[start]
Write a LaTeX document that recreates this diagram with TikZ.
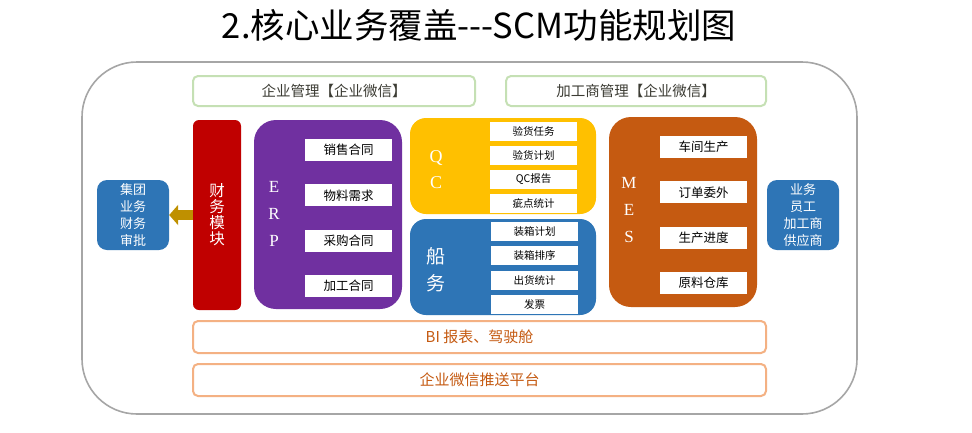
\documentclass[tikz,border=0pt]{standalone}
\usepackage{fontspec}
\setmainfont{Liberation Serif}
\newfontfamily\cjk{Noto Sans CJK SC}
\usepackage{tikz}
\usetikzlibrary{arrows.meta,positioning}
\usepackage{xcolor}
\definecolor{finred}{HTML}{C00000}
\definecolor{erppurple}{HTML}{7030A0}
\definecolor{qcgold}{HTML}{FFC000}
\definecolor{shipblue}{HTML}{2E75B6}
\definecolor{mesorange}{HTML}{C55A11}
\definecolor{arrowgold}{HTML}{BF9000}
\definecolor{wxgreen}{HTML}{C5E0B4}
\definecolor{wxtext}{HTML}{3C3C34}
\definecolor{barorange}{HTML}{F4B183}
\definecolor{bartext}{HTML}{C55A11}
\definecolor{framegray}{HTML}{A6A6A6}

\begin{document}
\begin{tikzpicture}[
    x=1pt, y=-1pt,
    node distance=23pt,
    frame/.style={
      rectangle, rounded corners=55pt, draw=framegray, line width=1.6pt,
      fill=white, minimum width=775pt, minimum height=352pt
    },
    block/.style={
      rectangle, rounded corners=22pt, inner sep=0pt
    },
    item/.style={
      rectangle, fill=white, minimum width=87pt, minimum height=22pt,
      inner sep=0pt, font=\cjk\fontsize{12.5}{14}\selectfont
    },
    smallitem/.style={
      item, minimum height=19pt, font=\cjk\fontsize{10.5}{12}\selectfont
    },
    sidebox/.style={
      rectangle, rounded corners=10pt, fill=shipblue, text=white,
      minimum width=72pt, minimum height=70pt, inner sep=0pt, align=center,
      font=\cjk\fontsize{13}{17}\selectfont
    },
    wxbox/.style={
      rectangle, rounded corners=5pt, draw=wxgreen, line width=2pt,
      minimum height=30pt, text=wxtext, font=\cjk\fontsize{14.5}{16}\selectfont
    },
    barbox/.style={
      rectangle, rounded corners=5pt, draw=barorange, line width=2pt,
      minimum width=573pt, minimum height=32pt, text=bartext,
      font=\cjk\fontsize{15}{17}\selectfont
    },
    letters/.style={
      text=white, align=center, inner sep=0pt,
      font=\fontsize{17}{27}\selectfont
    },
    finarrow/.style={
      draw=arrowgold, line width=10pt,
      -{Triangle[length=9pt, width=20pt]}
    }
  ]
  \useasboundingbox (0,0) rectangle (972,432);

  % --- title and frame ---
  \node[font=\cjk\fontsize{34.5}{38}\selectfont] (title) at (479,25)
    {2.核心业务覆盖---SCM功能规划图};
  \node[frame] (frame) at (469.5,238) {};

  % --- top bars ---
  \node[wxbox, minimum width=282pt] (wxA) at (334,91) {企业管理【企业微信】};
  \node[wxbox, minimum width=260pt] (wxB) at (636,91) {加工商管理【企业微信】};

  % --- finance ---
  \node[block, rounded corners=6pt, fill=finred, minimum width=48pt,
    minimum height=190pt, text=white, align=center,
    font=\cjk\fontsize{15.5}{16}\selectfont] (fin) at (217,215)
    {财\\务\\模\\块};
  \node[sidebox] (grpL) at (133,215) {集团\\业务\\财务\\审批};
  \draw[finarrow] (fin.west) -- (grpL.east);

  % --- ERP ---
  \node[block, fill=erppurple, minimum width=148pt, minimum height=189pt]
    (erp) at (328,214.5) {};
  \node[letters] (erpT) at (274,213.5) {E\\R\\P};
  \node[item] (e1) at (348.5,150) {销售合同};
  \node[item, below=of e1] (e2) {物料需求};
  \node[item, below=of e2] (e3) {采购合同};
  \node[item, below=of e3] (e4) {加工合同};

  % --- QC ---
  \node[block, rounded corners=16pt, fill=qcgold, minimum width=186pt,
    minimum height=96pt] (qc) at (503,166) {};
  \node[letters, font=\fontsize{18}{26}\selectfont] (qcT) at (436,170) {Q\\C};
  \node[smallitem] (q1) at (533.5,131.5) {验货任务};
  \node[smallitem, below=4.6pt of q1] (q2) {验货计划};
  \node[smallitem, below=4.6pt of q2] (q3) {QC报告};
  \node[smallitem, below=4.6pt of q3] (q4) {疵点统计};

  % --- shipping ---
  \node[block, rounded corners=16pt, fill=shipblue, minimum width=186pt,
    minimum height=96pt] (ship) at (503,267) {};
  \node[letters, font=\cjk\fontsize{19}{27}\selectfont] (shipT) at (436,269.5)
    {船\\务};
  \node[smallitem] (s1) at (534.5,231.5) {装箱计划};
  \node[smallitem, below=5pt of s1] (s2) {装箱排序};
  \node[smallitem, below=5pt of s2] (s3) {出货统计};
  \node[smallitem, below=5pt of s3] (s4) {发票};

  % --- MES ---
  \node[block, fill=mesorange, minimum width=148pt, minimum height=190pt]
    (mes) at (683,212) {};
  \node[letters] (mesT) at (629,210) {M\\E\\S};
  \node[item] (m1) at (703.5,147) {车间生产};
  \node[item, below=of m1] (m2) {订单委外};
  \node[item, below=of m2] (m3) {生产进度};
  \node[item, below=of m3] (m4) {原料仓库};
  \node[sidebox] (grpR) at (803,215) {业务\\员工\\加工商\\供应商};

  % --- bottom bars ---
  \node[barbox] (bi) at (479.5,337) {BI 报表、驾驶舱};
  \node[barbox] (push) at (479.5,380) {企业微信推送平台};
\end{tikzpicture}
\end{document}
[end]
From the opening line of the listing above through the line bearing "(0,0) rectangle (972,432);", repeat each line exactly. Drop every picture.

Write a LaTeX document that recreates this diagram with TikZ.
\documentclass[tikz,border=0pt]{standalone}
\usepackage{fontspec}
\setmainfont{Liberation Serif}
\newfontfamily\cjk{Noto Sans CJK SC}
\usepackage{tikz}
\usetikzlibrary{arrows.meta,positioning}
\usepackage{xcolor}
\definecolor{finred}{HTML}{C00000}
\definecolor{erppurple}{HTML}{7030A0}
\definecolor{qcgold}{HTML}{FFC000}
\definecolor{shipblue}{HTML}{2E75B6}
\definecolor{mesorange}{HTML}{C55A11}
\definecolor{arrowgold}{HTML}{BF9000}
\definecolor{wxgreen}{HTML}{C5E0B4}
\definecolor{wxtext}{HTML}{3C3C34}
\definecolor{barorange}{HTML}{F4B183}
\definecolor{bartext}{HTML}{C55A11}
\definecolor{framegray}{HTML}{A6A6A6}

\begin{document}
\begin{tikzpicture}[
    x=1pt, y=-1pt,
    node distance=23pt,
    frame/.style={
      rectangle, rounded corners=55pt, draw=framegray, line width=1.6pt,
      fill=white, minimum width=775pt, minimum height=352pt
    },
    block/.style={
      rectangle, rounded corners=22pt, inner sep=0pt
    },
    item/.style={
      rectangle, fill=white, minimum width=87pt, minimum height=22pt,
      inner sep=0pt, font=\cjk\fontsize{12.5}{14}\selectfont
    },
    smallitem/.style={
      item, minimum height=19pt, font=\cjk\fontsize{10.5}{12}\selectfont
    },
    sidebox/.style={
      rectangle, rounded corners=10pt, fill=shipblue, text=white,
      minimum width=72pt, minimum height=70pt, inner sep=0pt, align=center,
      font=\cjk\fontsize{13}{17}\selectfont
    },
    wxbox/.style={
      rectangle, rounded corners=5pt, draw=wxgreen, line width=2pt,
      minimum height=30pt, text=wxtext, font=\cjk\fontsize{14.5}{16}\selectfont
    },
    barbox/.style={
      rectangle, rounded corners=5pt, draw=barorange, line width=2pt,
      minimum width=573pt, minimum height=32pt, text=bartext,
      font=\cjk\fontsize{15}{17}\selectfont
    },
    letters/.style={
      text=white, align=center, inner sep=0pt,
      font=\fontsize{17}{27}\selectfont
    },
    finarrow/.style={
      draw=arrowgold, line width=10pt,
      -{Triangle[length=9pt, width=20pt]}
    }
  ]
  \useasboundingbox (0,0) rectangle (972,432);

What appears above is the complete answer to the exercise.